Wer Rechtsextremismus, Fremdenfeindlichkeit und Nationalismus bekämpfen will, muss Kinderarmut beseitigen und sozialen Ausgleich schaffen. Löhne müssen steigen, wir müssen Jugend- und Begegnungszentren bauen und Bildung und Kompetenz fördern. Jugend im Osten braucht Perspektive. Was wir wegen des Klimawandels verändern müssen, sollte nach vorne weisen und nachhaltig sein. Der Verkehrswende sollen wir endlich das Bedrohliche nehmen, die Energiewende bezahlbar machen. Das sollen die Hauptthemen der Sozialdemokratie sein, die den Osten ganz besonders in den Blick nehmen muss.

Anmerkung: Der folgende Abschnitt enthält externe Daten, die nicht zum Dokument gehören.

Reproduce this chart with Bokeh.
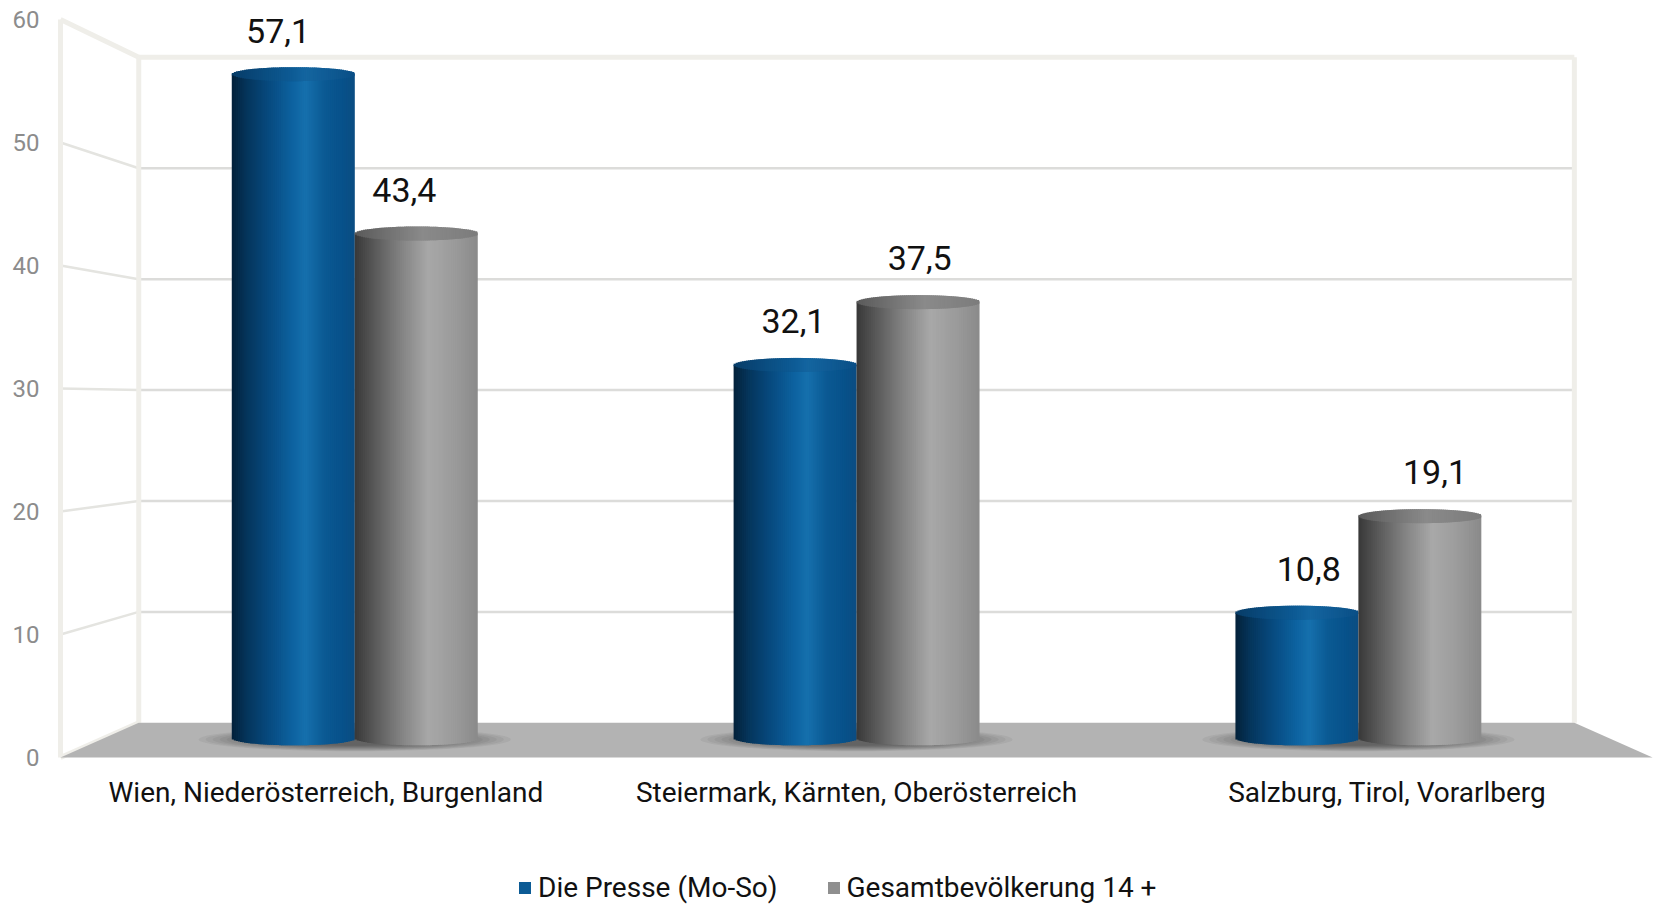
import numpy as np
from bokeh.plotting import figure
from bokeh.models import Range1d, FixedTicker, Legend, LegendItem
from bokeh.embed import file_html
from bokeh.resources import INLINE
from bokeh.core.properties import value

# ---- data -------------------------------------------------------------
categories = ["Wien, Niederösterreich, Burgenland",
              "Steiermark, Kärnten, Oberösterreich",
              "Salzburg, Tirol, Vorarlberg"]
series_names = ["Die Presse (Mo-So)", "Gesamtbevölkerung 14 +"]
presse = [57.1, 32.1, 10.8]
gesamt = [43.4, 37.5, 19.1]
y_ticks = [0, 10, 20, 30, 40, 50, 60]
value_labels_presse = ["57,1", "32,1", "10,8"]
value_labels_gesamt = ["43,4", "37,5", "19,1"]

# ---- page / projection settings --------------------------------------
W, H = 1654, 904
FRAME_LEFT = 48
PX_PER_CAT = 530.7      # pixels per category unit on the front plane
FRONT_X_PX = 60         # pixel column of the front axis
PX_PER_VAL = 12.3       # pixels per value unit on the front plane
FRONT_ZERO_PX = 757     # pixel row of value 0 on the front plane

N_CAT = len(categories)
Y_TOP = y_ticks[-1]
VX = N_CAT / 2.0                          # vanishing point (category units)
VY = (FRONT_ZERO_PX - 404) / PX_PER_VAL   # vanishing point (value units)
S_BACK = 0.9017                           # depth scale of the back wall
S_BAR = 0.9456                            # depth scale of the cylinders
S_LABEL = 0.971                           # depth scale of the value labels
BAR_W = 0.245                             # cylinder width (category units)
CAP_B = 0.57                              # ellipse half height (value units)
CAT_LABEL_Y = (FRONT_ZERO_PX - 791.5) / PX_PER_VAL

FONT = "Roboto"


def proj(u, v, s):
    u = np.asarray(u, dtype=float)
    v = np.asarray(v, dtype=float)
    return VX + s * (u - VX), VY + s * (v - VY)


def hex_to_rgb(h):
    h = h.lstrip("#")
    return np.array([int(h[i:i + 2], 16) for i in (0, 2, 4)], dtype=float)


def gradient(stops, t):
    pos = [q for q, _ in stops]
    cols = [hex_to_rgb(c) for _, c in stops]
    out = []
    for tt in t:
        rgb = [np.interp(tt, pos, [c[k] for c in cols]) for k in range(3)]
        out.append("#%02x%02x%02x" % tuple(int(round(x)) for x in rgb))
    return out


BLUE_BODY = [(0.0, "#03213a"), (0.12, "#05355b"), (0.3, "#074a7f"),
             (0.5, "#0d63a1"), (0.6, "#1670ad"), (0.75, "#0b5a94"),
             (0.9, "#07518a"), (1.0, "#0b4d82")]
BLUE_CAP = [(0.0, "#073c68"), (0.5, "#0d5c96"), (0.6, "#1465a0"),
            (1.0, "#0a4f86")]
GREY_BODY = [(0.0, "#383838"), (0.15, "#575757"), (0.35, "#7e7e7e"),
             (0.6, "#a8a8a8"), (0.8, "#9c9c9c"), (1.0, "#8a8a8a")]
GREY_CAP = [(0.0, "#5a5a5a"), (0.55, "#8a8a8a"), (1.0, "#7c7c7c")]

p = figure(width=W, height=H, output_backend="svg", toolbar_location=None,
           x_range=Range1d((FRAME_LEFT - FRONT_X_PX) / PX_PER_CAT,
                           (W - FRONT_X_PX) / PX_PER_CAT),
           y_range=Range1d((FRONT_ZERO_PX - H) / PX_PER_VAL,
                           FRONT_ZERO_PX / PX_PER_VAL),
           x_axis_location=None,
           min_border_left=FRAME_LEFT, min_border_right=0, min_border_top=0,
           min_border_bottom=0)
p.outline_line_color = None
p.xgrid.visible = False
p.ygrid.visible = False
p.background_fill_color = "white"
p.border_fill_color = "white"

# ---- walls -------------------------------------------------------------
FRAME_COL = "#efeee9"
GRID_COL = "#dcdcda"
inner = y_ticks[1:-1]

# back wall grid lines
bx0, by = proj(np.zeros(len(inner)), inner, S_BACK)
bx1, _ = proj(np.full(len(inner), N_CAT), inner, S_BACK)
p.segment(x0=bx0, y0=by, x1=bx1, y1=by, line_color=GRID_COL, line_width=2.5)

# side wall grid lines
fx, fy = proj(np.zeros(len(inner)), inner, 1.0)
p.segment(x0=fx, y0=fy, x1=bx0, y1=by, line_color="#e4e4e0", line_width=2.5)

# wall outlines
edges = [((0, 0, 1.0), (0, Y_TOP, 1.0)),
         ((0, 0, S_BACK), (0, Y_TOP, S_BACK)),
         ((N_CAT, 0, S_BACK), (N_CAT, Y_TOP, S_BACK)),
         ((0, Y_TOP, S_BACK), (N_CAT, Y_TOP, S_BACK)),
         ((0, Y_TOP, 1.0), (0, Y_TOP, S_BACK)),
         ((0, 0, 1.0), (0, 0, S_BACK))]
ex0, ey0, ex1, ey1 = [], [], [], []
for (u0, v0, s0), (u1, v1, s1) in edges:
    a = proj(u0, v0, s0)
    b = proj(u1, v1, s1)
    ex0.append(float(a[0])); ey0.append(float(a[1]))
    ex1.append(float(b[0])); ey1.append(float(b[1]))
p.segment(x0=ex0, y0=ey0, x1=ex1, y1=ey1, line_color=FRAME_COL, line_width=5)

# ---- floor -------------------------------------------------------------
fl_u = [0, N_CAT, N_CAT, 0]
fl_s = [1.0, 1.0, S_BACK, S_BACK]
fl_x = [float(proj(u, 0, s)[0]) for u, s in zip(fl_u, fl_s)]
fl_y = [float(proj(u, 0, s)[1]) for u, s in zip(fl_u, fl_s)]
p.patch(fl_x, fl_y, fill_color="#b3b3b3", line_color=None)

# ---- floor shadows (soft, stacked translucent ellipses) --------------------
for i in range(N_CAT):
    cx, cy = proj(i + 0.5, 0, S_BAR)
    for k in range(12):
        f = 1.0 - k * 0.045
        p.ellipse(x=[float(cx)], y=[float(cy) - 0.1],
                  width=[2 * S_BAR * BAR_W * 1.27 * f],
                  height=[1.9 * f],
                  fill_color="#2a2a2a", fill_alpha=0.06, line_color=None)

# ---- cylinders ------------------------------------------------------------
N_STRIP = 60


def cylinder(u_center, val, body_stops, cap_stops):
    cx, fb = proj(u_center, 0, S_BAR)
    _, ft = proj(u_center, val, S_BAR)
    a = S_BAR * BAR_W / 2
    edges_x = np.linspace(cx - a, cx + a, N_STRIP + 1)
    left = edges_x[:-1]
    dx = edges_x[1] - edges_x[0]
    right = np.minimum(edges_x[1:] + 0.8 * dx, cx + a)
    mid = left + dx / 2
    q = np.clip((mid - cx) / a, -1, 1)
    h = CAP_B * np.sqrt(1 - q ** 2)
    t = (mid - (cx - a)) / (2 * a)
    body = gradient(body_stops, t)
    cap = gradient(cap_stops, t)
    r = p.quad(left=left, right=right, bottom=fb - h, top=np.full(N_STRIP, ft),
               fill_color=body, line_color=None)
    p.quad(left=left, right=right, bottom=ft - h, top=ft + h,
           fill_color=cap, line_color=None)
    return r


bar_renderers = [[], []]
for i in range(N_CAT):
    bar_renderers[0].append(cylinder(i + 0.5 - BAR_W / 2, presse[i],
                                     BLUE_BODY, BLUE_CAP))
    bar_renderers[1].append(cylinder(i + 0.5 + BAR_W / 2, gesamt[i],
                                     GREY_BODY, GREY_CAP))

# ---- value labels ---------------------------------------------------------
LABEL_GAP = 3.55
for vals, texts, sign in ((presse, value_labels_presse, -1),
                          (gesamt, value_labels_gesamt, 1)):
    uc = np.arange(N_CAT) + 0.5 + sign * BAR_W / 2
    lx, _ = proj(uc, 0, S_LABEL)
    _, ty = proj(uc, vals, S_BAR)
    p.text(x=lx, y=ty + LABEL_GAP, text=texts, text_align="center",
           text_baseline="middle", text_font=value(FONT),
           text_font_size="34px", text_color="#111111")

# ---- category labels (front edge of the floor) -------------------------------
p.text(x=np.arange(N_CAT) + 0.5, y=np.full(N_CAT, CAT_LABEL_Y), text=categories,
       text_align="center", text_baseline="alphabetic", text_font=value(FONT),
       text_font_size="28px", text_color="#111111")

# ---- value axis -------------------------------------------------------------
yax = p.yaxis[0]
yax.ticker = FixedTicker(ticks=y_ticks)
yax.axis_line_color = None
yax.major_tick_line_color = None
yax.minor_tick_line_color = None
yax.major_tick_out = 0
yax.major_tick_in = 0
yax.major_label_standoff = 9
yax.major_label_text_font = FONT
yax.major_label_text_font_size = "24px"
yax.major_label_text_color = "#8c8c8c"

# ---- legend ------------------------------------------------------------------
legend = Legend(items=[LegendItem(label=series_names[0],
                                  renderers=[bar_renderers[0][0]], index=44),
                       LegendItem(label=series_names[1],
                                  renderers=[bar_renderers[1][0]], index=56)],
                orientation="horizontal", location=(469, 0),
                glyph_width=15, glyph_height=15, label_standoff=6, spacing=48,
                label_text_font=FONT, label_text_font_size="28px",
                label_text_color="#111111",
                border_line_alpha=0, background_fill_alpha=0,
                padding=0, margin=0)
p.add_layout(legend)

open("out.html", "w").write(file_html(p, INLINE))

»Entscheidend ist die Wertschätzung, die den Menschen entgegengebracht wird, unabhängig von ihrer Herkunft, dem Staat und der Gesellschaft in der sie aufgewachsen sind.«

Gibt es also noch Unterschiede zwischen Ost und West, zwischen Ossis und Wessis? Ja, es gibt sie, genauso wie es ein Nord-Süd-Gefälle beim Bezug von Bürgergeld oder bei der Zahl von Patentanmeldungen gibt. Oder zwischen den Metropolen und ländlichen Regionen in ganz Deutschland. Entscheidend ist die Wertschätzung, die den Menschen entgegengebracht wird, unabhängig von ihrer Herkunft, dem Staat und der Gesellschaft in der sie aufgewachsen sind. Entscheidend ist, dass wir miteinander reden, lernen Konflikte auszutragen und gemeinsame Lösungen zu finden. Wo dies am besten gelingen kann? In der Kommunalpolitik.